ABSTRACT

Sociologists have a difficult time keeping control of their concepts. Typically, an analyst devises a new term and applies it to some striking case. Often, because that case’s striking qualities seem self-evident, the analyst is able to skimp on the concept’s definition; after all, the example makes what is meant by the term self-evident. If the concept catches on, others adopt the term and extend it to additional cases. Quite often, these cases differ from that initial, striking case, so that the new applications expand the concept’s domain, via arguments that the new cases resemble—are analogous to, the equivalent of, or fundamentally like—that original case. Because the original definition lacked precision, it is hard to criticize these new, broader conceptions of the term as illegitimate.
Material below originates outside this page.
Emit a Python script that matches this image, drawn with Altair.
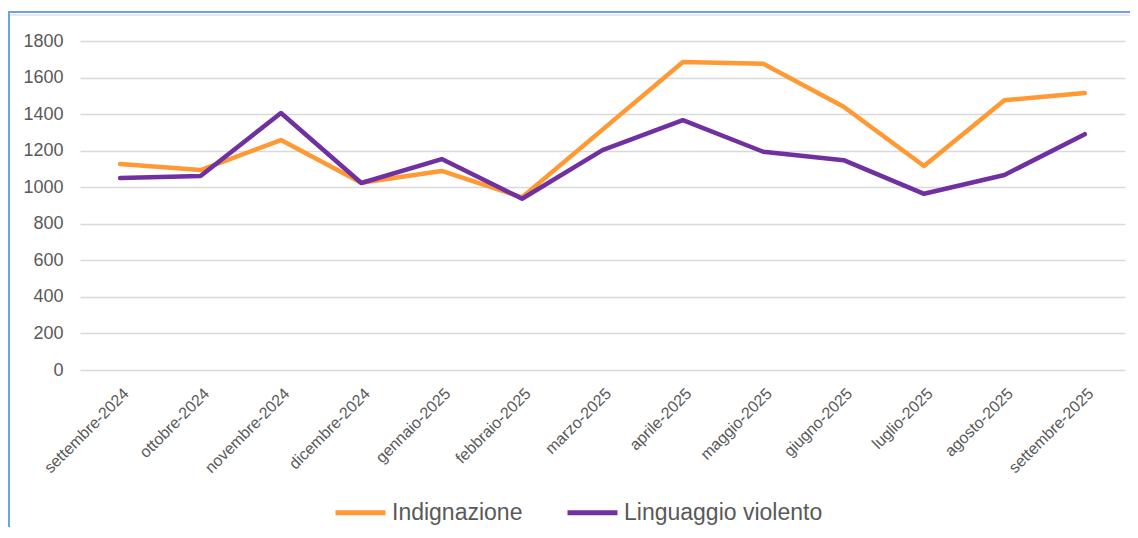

As the concept is applied to a wider range of phenomena, its domain stretches, and it becomes a more familiar term, even as its analytic usefulness is thereby diminished. For instance, once nearly every family can be labeled dysfunctional, then the term dysfunctional family becomes little more than another term for family, and whatever power the concept had to identify particular sorts of family interactions is reduced. Not infrequently, as a new concept diffuses, it crosses disciplinary boundaries, which only increases the likelihood that its meaning will morph in unexpected ways as a broader range of scholars apply the term. For instance, as the term social construction spread from sociology into, not just other social sciences, but the humanities, the natural sciences, and even into popular discourse, the various people who appropriated the term began using it to mean very different things (Hacking 1999).